I was wondering if I could get some help designing a drive train for gateway:). I normally find this fairly easy however I had a design for a 6 motor drive but I needed at least 2 more motors for my intake. Oh ya, here is the biggest problem. It needs to be powered by 269’s or 3 wire motors :o .

So you are saying that you need a drivetrain that would be powered by four 269/2-wire motors? If you already designed a 6-motor drive, I would think a 4-motor drive would be just as if not easier to design, no?

Very good point. I suppose I should have also mentioned that the main difficulty i’m having is what gear ratio to use. The robot is probably going to weigh a good 8-10 pounds.

8-10 lbs is pretty light for VEX robot, really. If you’re wondering about gear ratios, the thread murdomeek posted has quite a bit of discussion on it. (https://vexforum.com/t/gateway-drive/19230/1)

Thanks so much legomindstorm:) That helped out a lot but one other thing. Couldn’t you just find out the friction by hooking up a wheel to a piece of metal and put an axle lock on it? Just wondering seeing as you don’t think that the weight affects your results.

Yes, and I don’t believe weight should come into play there. We recently tried out this experiment at a meeting but didn’t really have the ideal tools for the job, so I won’t be releasing the numbers. (I don’t think they’re nearly accurate enough.) Hopefully I’ll be able to try it out again soon, and will release my numbers for the static friction of the different wheels.

Sorry one last thing. My team has gone on summer break and I am really bad with gear ratio’s and well anything related to gears. If I got 13 out of your equation would that be a 1:13 gear ratio? And if so what would those be in actual gear sizes? Also if that was wrong could you tell me wear I went wrong. I first got a random tangent(45 degrees = 1) and then used the 4inch wheels with a radius of 2. 1 x 2=2. Now I chose to use 4 3wire motors which= 26 and divided it by 2 which = 13.

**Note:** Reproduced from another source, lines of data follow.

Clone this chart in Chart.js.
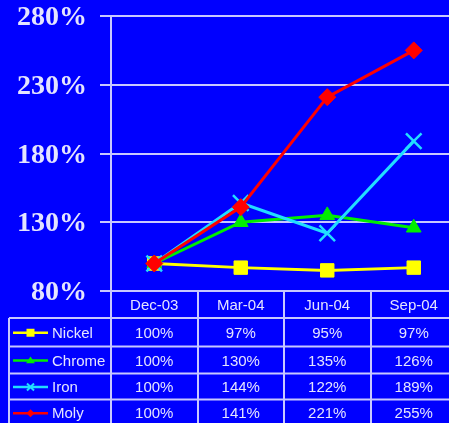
<!DOCTYPE html>
<html>
<head>
<meta charset="utf-8">
<script src="https://cdn.jsdelivr.net/npm/chart.js@4.4.0/dist/chart.umd.min.js"></script>
<style>
  html, body { margin: 0; padding: 0; background: #0000ff; overflow: hidden; }
  #wrap { width: 457px; height: 423px; }
</style>
</head>
<body>
<div id="wrap"><canvas id="myChart" width="457" height="423"></canvas></div>
<script>
// price index per quarter, Dec-03 = 100%
const categories = ['Dec-03', 'Mar-04', 'Jun-04', 'Sep-04'];
const nickel = [100, 97, 95, 97];
const chrome = [100, 130, 135, 126];
const iron = [100, 144, 122, 189];
const moly = [100, 141, 221, 255];
const yTicks = [80, 130, 180, 230, 280];

const seriesNames = ['Nickel', 'Chrome', 'Iron', 'Moly'];
const seriesValues = [nickel, chrome, iron, moly];
const seriesColors = ['#ffff00', '#00ee00', '#22ddff', '#ff0000'];
const seriesPoints = ['rect', 'triangle', 'crossRot', 'rectRot'];
const seriesRadius = [9.5, 8.5, 11, 8.5];

const lineColor = '#c8c8ff';
const textColor = '#e4e4ff';

// table under the plot: header row + one row per series
const rowLines = [318, 346.5, 373.5, 399.5, 426];
const tableLeft = 9;

function drawMarker(ctx, type, x, y, r, color) {
    ctx.save();
    ctx.fillStyle = color;
    ctx.strokeStyle = color;
    ctx.lineWidth = 2;
    ctx.beginPath();
    if (type === 'rect') {
        ctx.rect(x - r, y - r, 2 * r, 2 * r);
        ctx.fill();
    } else if (type === 'triangle') {
        ctx.moveTo(x - r * 1.1, y + r * 0.7);
        ctx.lineTo(x, y - r);
        ctx.lineTo(x + r * 1.1, y + r * 0.7);
        ctx.closePath();
        ctx.fill();
    } else if (type === 'rectRot') {
        ctx.moveTo(x - r, y);
        ctx.lineTo(x, y - r);
        ctx.lineTo(x + r, y);
        ctx.lineTo(x, y + r);
        ctx.closePath();
        ctx.fill();
    } else {
        ctx.moveTo(x - r, y - r);
        ctx.lineTo(x + r, y + r);
        ctx.moveTo(x - r, y + r);
        ctx.lineTo(x + r, y - r);
        ctx.stroke();
    }
    ctx.restore();
}

const dataTable = {
    id: 'dataTable',
    afterDraw(chart) {
        const ctx = chart.ctx;
        const area = chart.chartArea;
        const xs = chart.scales.x;
        const half = (xs.getPixelForValue(1) - xs.getPixelForValue(0)) / 2;
        const bottom = chart.height + 5;

        ctx.save();
        ctx.strokeStyle = lineColor;
        ctx.lineWidth = 2;
        ctx.beginPath();
        // column borders
        for (let i = 0; i <= categories.length; i++) {
            const cx = Math.round(xs.getPixelForValue(i) - half);
            ctx.moveTo(cx, area.bottom);
            ctx.lineTo(cx, bottom);
        }
        ctx.moveTo(tableLeft, rowLines[0]);
        ctx.lineTo(tableLeft, bottom);
        // row borders
        rowLines.forEach(y => {
            ctx.moveTo(tableLeft, y);
            ctx.lineTo(area.right + 2, y);
        });
        ctx.stroke();

        ctx.fillStyle = textColor;
        ctx.font = '15px "Liberation Sans", Arial, sans-serif';
        ctx.textAlign = 'center';
        ctx.textBaseline = 'middle';
        categories.forEach((c, i) => {
            ctx.fillText(c, xs.getPixelForValue(i), (area.bottom + rowLines[0]) / 2 + 1.5);
        });
        seriesValues.forEach((vals, r) => {
            const cy = (rowLines[r] + rowLines[r + 1]) / 2 + 1.5;
            vals.forEach((v, i) => {
                ctx.fillText(v + '%', xs.getPixelForValue(i), cy);
            });
            // legend key
            const ly = cy - 1;
            ctx.save();
            ctx.strokeStyle = seriesColors[r];
            ctx.lineWidth = 2.5;
            ctx.beginPath();
            ctx.moveTo(13, ly);
            ctx.lineTo(48, ly);
            ctx.stroke();
            ctx.restore();
            drawMarker(ctx, seriesPoints[r], 30.5, ly, seriesPoints[r] === 'crossRot' ? 3.5 : 4, seriesColors[r]);
            ctx.textAlign = 'left';
            ctx.fillText(seriesNames[r], 52, cy);
            ctx.textAlign = 'center';
        });
        ctx.restore();
    }
};

const myChartRef = document.getElementById('myChart').getContext('2d');

new Chart(myChartRef, {
    type: 'line',
    data: {
        labels: categories,
        datasets: seriesNames.map((name, i) => ({
            label: name,
            data: seriesValues[i],
            borderColor: seriesColors[i],
            backgroundColor: seriesColors[i],
            borderWidth: 3,
            pointStyle: seriesPoints[i],
            pointRadius: seriesRadius[i],
            pointBorderWidth: i === 2 ? 2.5 : 1,
            pointBorderColor: seriesColors[i],
            pointBackgroundColor: seriesColors[i],
            tension: 0,
            order: 4 - i
        }))
    },
    options: {
        responsive: false,
        animation: false,
        events: [],
        layout: { autoPadding: false, padding: { top: 0, right: 0, bottom: 132, left: 0 } },
        plugins: {
            legend: { display: false },
            tooltip: { enabled: false }
        },
        scales: {
            x: {
                display: false,
                offset: true
            },
            y: {
                min: 80,
                max: 280,
                afterFit(scale) {
                    scale.width = 111;
                    scale.paddingTop = 16;
                    scale.paddingBottom = 0;
                },
                afterBuildTicks(scale) { scale.ticks = yTicks.map(v => ({ value: v })); },
                border: { display: true, color: lineColor, width: 2 },
                grid: {
                    color: lineColor,
                    lineWidth: 2,
                    tickLength: 11,
                    drawTicks: true
                },
                ticks: {
                    padding: 13,
                    labelOffset: 2,
                    color: textColor,
                    font: { family: '"Liberation Serif", "Times New Roman", serif', size: 28, weight: 'bold' },
                    callback: v => v + '%'
                }
            }
        }
    },
    plugins: [dataTable]
});
</script>
</body>
</html>
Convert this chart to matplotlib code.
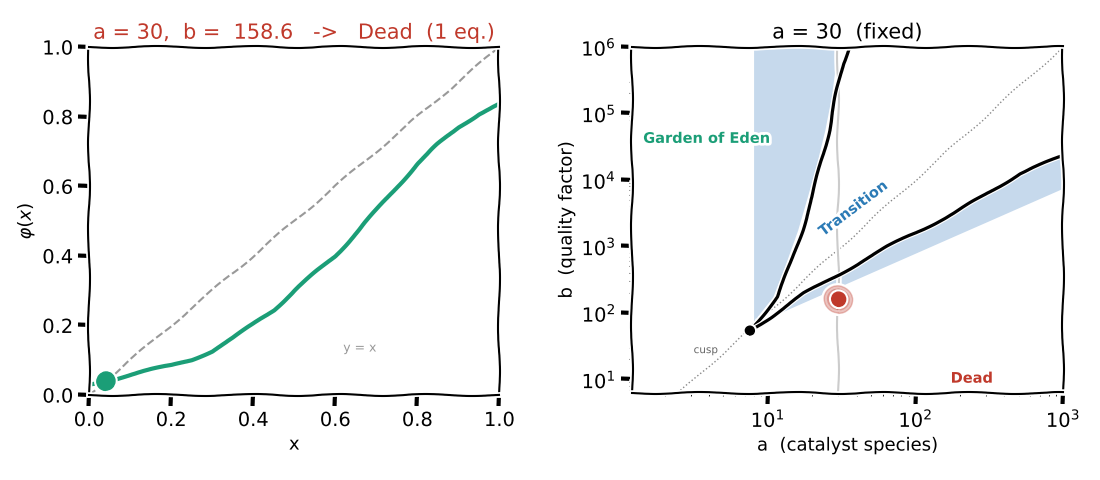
import matplotlib
matplotlib.use("Agg")
import matplotlib.pyplot as plt
import numpy as np

# left panel: phi(x) for a = 30, b = 158.6
x_vals = [0.0, 0.04, 0.1, 0.15, 0.2, 0.25, 0.3, 0.35, 0.4, 0.45, 0.5, 0.55,
          0.6, 0.65, 0.7, 0.75, 0.8, 0.85, 0.9, 0.95, 1.0]
phi_vals = [0.03, 0.04, 0.058, 0.072, 0.085, 0.102, 0.127, 0.163, 0.203, 0.245,
            0.30, 0.35, 0.40, 0.465, 0.53, 0.598, 0.665, 0.72, 0.77, 0.808, 0.835]
fixed_x = 0.04
fixed_y = 0.04

# right panel: regions in the (a, b) plane
a_fixed = 30
b_now = 158.6
cusp_a = 7.55
cusp_b = 53.6
upper_a = [7.55, 11.6, 14.3, 17.1, 20.0, 22.8, 26.0, 28.8, 32.4, 35.3]
upper_b = [53.6, 174, 552, 1750, 5550, 1.76e4, 5.6e4, 1.77e5, 5.6e5, 1e6]
lower_a = [7.55, 10.5, 17.6, 31.1, 64.4, 108, 182, 305, 512, 1000]
lower_b = [53.6, 87, 195, 391, 982, 1750, 3120, 6240, 1.25e4, 2.3e4]

# shaded areas
eden_b = [69, 174, 552, 1750, 5550, 1.76e4, 5.6e4, 1.77e5, 5.6e5, 1e6]
eden_right = [7.76, 10.8, 13.2, 15.9, 18.5, 21.4, 24.3, 26.9, 28.8, 29.6]
eden_left = 8.0
band_a = [10.5, 17.6, 31.1, 64.4, 108, 182, 305, 512, 1000]
band_hi = [87, 195, 391, 982, 1750, 3120, 6240, 1.25e4, 2.2e4]
band_lo = [87.5, 145, 253, 515, 853, 1422, 2350, 3900, 7500]

diag_a = [1.2, 1000]
diag_b = [1.44, 1e6]

red = '#c0392b'
green = '#1b9e77'
blue = '#2c7bb6'
fill_c = '#c6d9ec'

with plt.xkcd():
    plt.rcParams['font.family'] = ['DejaVu Sans']
    fig = plt.figure(figsize=(11, 4.8), dpi=100)

    # ---- left
    ax1 = fig.add_axes([0.081, 0.177, 0.373, 0.725])
    ax1.plot([0, 1], [0, 1], '--', color='#999999', lw=1.5)
    ax1.plot(x_vals, phi_vals, color=green, lw=3)
    ax1.plot(fixed_x, fixed_y, 'o', color=green, ms=13)
    ax1.text(0.66, 0.135, 'y = x', color='#999999', fontsize=9, ha='center', va='center')
    ax1.set_xlim(0, 1)
    ax1.set_ylim(0, 1)
    ax1.set_xticks(np.arange(0, 1.01, 0.2))
    ax1.set_yticks(np.arange(0, 1.01, 0.2))
    ax1.tick_params(labelsize=14)
    ax1.set_xlabel('x', fontsize=13)
    ax1.set_ylabel(r'$\varphi(x)$', fontsize=13)
    ax1.set_title('a = 30,  b =  158.6   ->   Dead  (1 eq.)', color=red, fontsize=15)

    # ---- right
    ax2 = fig.add_axes([0.5745, 0.181, 0.392, 0.7215])
    ax2.set_xscale('log')
    ax2.set_yscale('log')
    ax2.fill_betweenx(eden_b, eden_left, eden_right, color=fill_c, lw=0)
    ax2.fill_between(band_a, band_lo, band_hi, color=fill_c, lw=0)
    ax2.plot(diag_a, diag_b, ':', color='#888888', lw=1)
    ax2.axvline(a_fixed, color='#cccccc', lw=1.5)
    ax2.plot(upper_a, upper_b, color='black', lw=2.3)
    ax2.plot(lower_a, lower_b, color='black', lw=2.3)
    ax2.plot(cusp_a, cusp_b, 'o', color='black', ms=6)
    ax2.plot(a_fixed, b_now, 'o', color=red, ms=20, alpha=0.3)
    ax2.plot(a_fixed, b_now, 'o', color=red, ms=10)
    ax2.text(1.43, 4.2e4, 'Garden of Eden', color=green, fontsize=10.5,
             fontweight='bold', ha='left', va='center')
    ax2.text(38, 3750, 'Transition', color=blue, fontsize=10.5, fontweight='bold',
             rotation=37, ha='center', va='center')
    ax2.text(241, 10.4, 'Dead', color=red, fontsize=10.5, fontweight='bold',
             ha='center', va='center')
    ax2.text(3.8, 27.5, 'cusp', color='#666666', fontsize=7.5, ha='center', va='center')
    ax2.set_xlim(1.2, 1000)
    ax2.set_ylim(6.2, 1e6)
    ax2.tick_params(labelsize=14)
    ax2.set_xlabel('a  (catalyst species)', fontsize=13)
    ax2.set_ylabel('b  (quality factor)', fontsize=13)
    ax2.set_title('a = 30  (fixed)', fontsize=15)

    fig.savefig('out.png', dpi=100)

If you got a 13 that would be gearing your robot up 1:13, which would be crazy.

Okay, so you need to take weight into consideration. You got 1 as your coefficient of friction, so multiply that by the weight, which you said would be around 8-10 lbs, so let’s say 10. 1 x 10=10, so now you can take 10 and multiply it by 2, to get 20. Now remember that 26 is your stall torque of all your motors together, so you want to multiply that by around 50%-60% (let’s say 60%) to get 15.6. Now you can finally take 15.6 and divide it by 20, to get 0.78.

So all in all, assuming that your coefficient of friction between your wheels and the foam tiles is 1 (pretty unlikely), you would have to gear down your drive motors 1:0.78.

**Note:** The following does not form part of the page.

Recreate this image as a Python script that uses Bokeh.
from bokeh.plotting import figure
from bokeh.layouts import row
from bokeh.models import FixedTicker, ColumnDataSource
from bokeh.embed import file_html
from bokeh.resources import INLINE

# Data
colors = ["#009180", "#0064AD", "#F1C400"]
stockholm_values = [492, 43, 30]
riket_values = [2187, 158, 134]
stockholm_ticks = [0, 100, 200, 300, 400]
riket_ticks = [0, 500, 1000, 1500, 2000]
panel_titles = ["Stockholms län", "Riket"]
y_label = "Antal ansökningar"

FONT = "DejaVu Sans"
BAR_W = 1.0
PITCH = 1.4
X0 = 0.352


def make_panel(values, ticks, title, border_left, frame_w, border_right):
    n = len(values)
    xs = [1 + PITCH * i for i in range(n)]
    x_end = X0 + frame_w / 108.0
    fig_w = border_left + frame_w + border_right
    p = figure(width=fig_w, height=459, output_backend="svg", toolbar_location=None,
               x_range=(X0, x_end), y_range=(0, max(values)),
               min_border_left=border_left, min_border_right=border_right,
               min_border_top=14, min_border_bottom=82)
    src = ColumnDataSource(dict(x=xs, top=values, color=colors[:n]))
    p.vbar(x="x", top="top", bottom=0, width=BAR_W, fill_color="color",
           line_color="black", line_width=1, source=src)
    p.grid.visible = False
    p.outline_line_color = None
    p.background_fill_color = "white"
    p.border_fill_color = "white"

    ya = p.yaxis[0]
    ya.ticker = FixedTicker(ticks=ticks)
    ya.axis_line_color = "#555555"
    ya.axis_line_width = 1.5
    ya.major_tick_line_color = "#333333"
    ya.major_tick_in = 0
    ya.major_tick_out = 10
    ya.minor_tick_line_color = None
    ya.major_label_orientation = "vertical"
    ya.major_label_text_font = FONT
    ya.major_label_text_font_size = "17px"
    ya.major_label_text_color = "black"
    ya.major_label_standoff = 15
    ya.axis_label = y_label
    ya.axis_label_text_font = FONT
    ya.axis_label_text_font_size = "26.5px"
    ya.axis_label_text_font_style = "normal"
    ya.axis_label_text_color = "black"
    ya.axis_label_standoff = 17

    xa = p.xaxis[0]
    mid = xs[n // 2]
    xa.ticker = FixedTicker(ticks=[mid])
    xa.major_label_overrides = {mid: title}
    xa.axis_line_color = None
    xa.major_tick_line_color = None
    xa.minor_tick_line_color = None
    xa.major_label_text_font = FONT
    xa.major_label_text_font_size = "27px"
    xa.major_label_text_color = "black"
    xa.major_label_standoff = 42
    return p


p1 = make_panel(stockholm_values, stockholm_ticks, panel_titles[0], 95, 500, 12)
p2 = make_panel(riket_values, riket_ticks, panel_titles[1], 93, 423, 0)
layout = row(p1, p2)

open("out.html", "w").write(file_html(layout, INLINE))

No problem! And yes, I know you were using 45° as an example, and if you do happen to do this test please post your results, if you would. They could help me in finding the average coefficient of frictions for the wheels, and then in turn help the entire VEX Forum community, and I’d be very grateful if you did.

Again you are very welcome, and I’m glad that I could help you and your team out with this.

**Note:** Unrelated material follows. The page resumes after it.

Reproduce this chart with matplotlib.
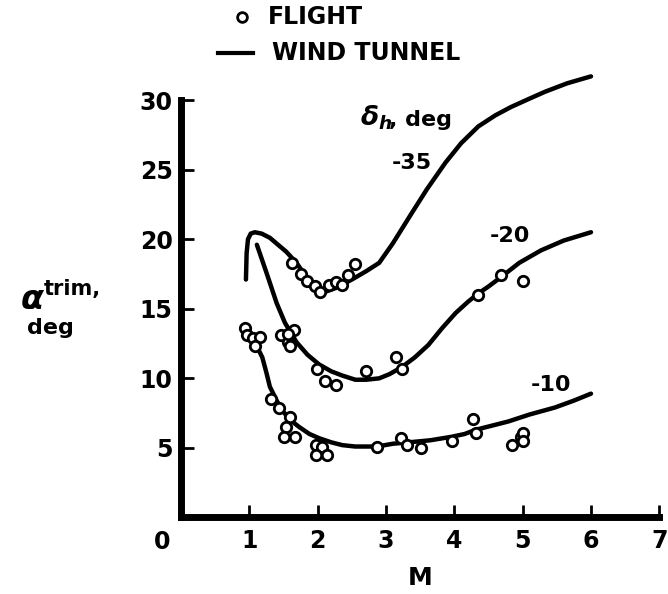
import numpy as np
import matplotlib.pyplot as plt

# wind tunnel trim curves, one per elevon setting (M, alpha_trim)
m_35 = [0.95, 0.96, 0.98, 1.02, 1.08, 1.18, 1.30, 1.42, 1.54, 1.69, 1.83, 1.98, 2.10,
        2.27, 2.50, 2.71, 2.90, 3.10, 3.38, 3.60, 3.87, 4.10, 4.35, 4.60, 4.83, 5.10,
        5.33, 5.65, 6.00]
a_35 = [17.1, 19.0, 20.0, 20.4, 20.5, 20.4, 20.1, 19.6, 19.1, 18.3, 17.3, 16.5, 16.2,
        16.5, 17.1, 17.7, 18.3, 19.7, 21.9, 23.6, 25.5, 26.9, 28.1, 28.9, 29.5, 30.1,
        30.6, 31.2, 31.7]

m_20 = [1.11, 1.25, 1.40, 1.52, 1.69, 1.85, 2.02, 2.20, 2.36, 2.55, 2.71, 2.90, 3.05,
        3.23, 3.42, 3.62, 3.82, 4.02, 4.20, 4.35, 4.50, 4.69, 4.95, 5.27, 5.60, 6.00]
a_20 = [19.6, 17.6, 15.4, 14.0, 12.6, 11.7, 11.0, 10.5, 10.2, 9.9, 9.9, 10.0, 10.3,
        10.8, 11.5, 12.4, 13.6, 14.7, 15.5, 16.1, 16.6, 17.3, 18.3, 19.2, 19.9, 20.5]

m_10 = [1.10, 1.19, 1.25, 1.30, 1.40, 1.48, 1.60, 1.73, 1.88, 2.02, 2.20, 2.36, 2.55,
        2.71, 2.87, 3.10, 3.33, 3.65, 3.96, 4.15, 4.31, 4.55, 4.79, 5.10, 5.47, 5.75,
        6.00]
a_10 = [12.4, 11.5, 10.4, 9.4, 8.4, 7.7, 7.0, 6.5, 6.0, 5.7, 5.4, 5.2, 5.1,
        5.1, 5.1, 5.3, 5.4, 5.55, 5.8, 6.0, 6.3, 6.6, 6.9, 7.4, 7.9, 8.4,
        8.9]

# flight data points
fm_35 = [1.63, 1.75, 1.85, 1.96, 2.03, 2.17, 2.27, 2.35, 2.44, 2.55]
fa_35 = [18.3, 17.5, 17.0, 16.6, 16.2, 16.7, 16.9, 16.7, 17.4, 18.2]

fm_20 = [1.47, 1.56, 1.66, 1.56, 1.59, 1.99, 2.11, 2.27, 2.71, 3.14, 3.23, 4.34, 4.69, 5.00]
fa_20 = [13.1, 12.6, 13.5, 13.2, 12.3, 10.7, 9.8, 9.5, 10.5, 11.5, 10.7, 16.0, 17.4, 17.0]

fm_10 = [0.93, 0.96, 1.05, 1.15, 1.08, 1.32, 1.43, 1.59, 1.53, 1.51, 1.67, 1.98, 2.07,
         1.98, 2.13, 2.87, 3.22, 3.30, 3.51, 3.97, 4.28, 4.31, 4.85, 4.98, 5.00, 5.00]
fa_10 = [13.6, 13.1, 12.9, 13.0, 12.3, 8.5, 7.9, 7.2, 6.5, 5.8, 5.8, 5.2, 5.1,
         4.5, 4.5, 5.07, 5.7, 5.2, 5.0, 5.5, 7.1, 6.1, 5.2, 5.8, 6.1, 5.5]

curve_labels = ["-35", "-20", "-10"]
label_pos = [(3.38, 25.5), (4.82, 20.2), (5.41, 9.5)]

plt.rcParams["font.family"] = "DejaVu Sans"
plt.rcParams["font.weight"] = "bold"

fig = plt.figure(figsize=(6.68, 5.94), dpi=100)
ax = fig.add_axes([0.271, 0.1288, 0.716, 0.7028])

for m, a in [(m_35, a_35), (m_20, a_20), (m_10, a_10)]:
    ax.plot(m, a, color="black", linewidth=3.2, solid_capstyle="round",
            solid_joinstyle="round", clip_on=False)

for m, a in [(fm_35, fa_35), (fm_20, fa_20), (fm_10, fa_10)]:
    ax.plot(m, a, linestyle="none", marker="o", markersize=7.5,
            markerfacecolor="white", markeredgecolor="black",
            markeredgewidth=2.0, clip_on=False, zorder=3)

for txt, (x, y) in zip(curve_labels, label_pos):
    ax.text(x, y, txt, fontsize=16, fontweight="bold", ha="center", va="center")

ax.text(2.62, 28.7, r"$\delta_h$", fontsize=19, ha="left", va="center")
ax.text(3.05, 28.6, ", deg", fontsize=16, fontweight="bold", ha="left", va="center")

ax.set_xlim(0, 7)
ax.set_ylim(0, 30)
ax.set_xticks(range(1, 8))
ax.set_yticks(range(5, 31, 5))
ax.tick_params(direction="in", length=9, width=2, labelsize=17, pad=8)
ax.tick_params(axis="y", pad=6)
for s in ["top", "right"]:
    ax.spines[s].set_visible(False)
for s in ["left", "bottom"]:
    ax.spines[s].set_linewidth(5)
ax.text(-0.28, -0.9, "0", fontsize=17, fontweight="bold", ha="center", va="top")
ax.set_xlabel("M", fontsize=18, fontweight="bold", labelpad=10)

# y label
fig.text(0.030, 0.495, r"$\alpha$", fontsize=24, ha="left", va="center")
fig.text(0.066, 0.514, "trim,", fontsize=15, fontweight="bold", ha="left", va="center")
fig.text(0.040, 0.447, "deg", fontsize=16, fontweight="bold", ha="left", va="center")

# legend drawn by hand, like the original
fig.lines.append(plt.Line2D([0.362], [0.971], transform=fig.transFigure, marker="o",
                            markersize=7, markerfacecolor="white",
                            markeredgecolor="black", markeredgewidth=2))
fig.text(0.401, 0.971, "FLIGHT", fontsize=17, fontweight="bold", ha="left", va="center")
fig.lines.append(plt.Line2D([0.326, 0.379], [0.911, 0.911], transform=fig.transFigure,
                            color="black", linewidth=3))
fig.text(0.407, 0.911, "WIND TUNNEL", fontsize=17, fontweight="bold", ha="left", va="center")

fig.savefig("out.png", dpi=100)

I think your final division is backwards, but I’ll have to rewrite it with units.
Max static Traction is Normal force (typically weight for a flat field) * Cof:
Cof = 1 (or ~.8 as mentioned elsewhere by Jordan) (COF is a unitless ratio)
and weight = 10 lbs: 110lbs = Max static traction = 10lbs
Multiply by 2 (2 inch radius of a 4" wheel) to get 20in-lbs of torque max that can be applied from wheels to motor, or vice-versa, without slipping the wheels.
I assume that 6.5in-lbs of stall torque on each of the 4 motors you are using is what provides the 46.5 = 26 in-lbs of motor-shaft-torque.
Since 26 in-lbs torque applied > 20 in-lbs max traction, it is likely that the wheels will slip momentarily when starting up at max-torque.
Assuming a lower Cof of 0.8, and this “problem” gets worse.
Using a speedier gear ratio to lower the torque from the driving shaft would reduce this “problem”.
Note that startup-wheel-slip is only one of a host of issues to consider, and could be countered by ramping up the power more gradually.
And this simplified model assumes one 4x motor driving one wheel with all the weight on it: independently driven wheels and weight shift between wheels during robot acceleration will also affect a more detailed calculation.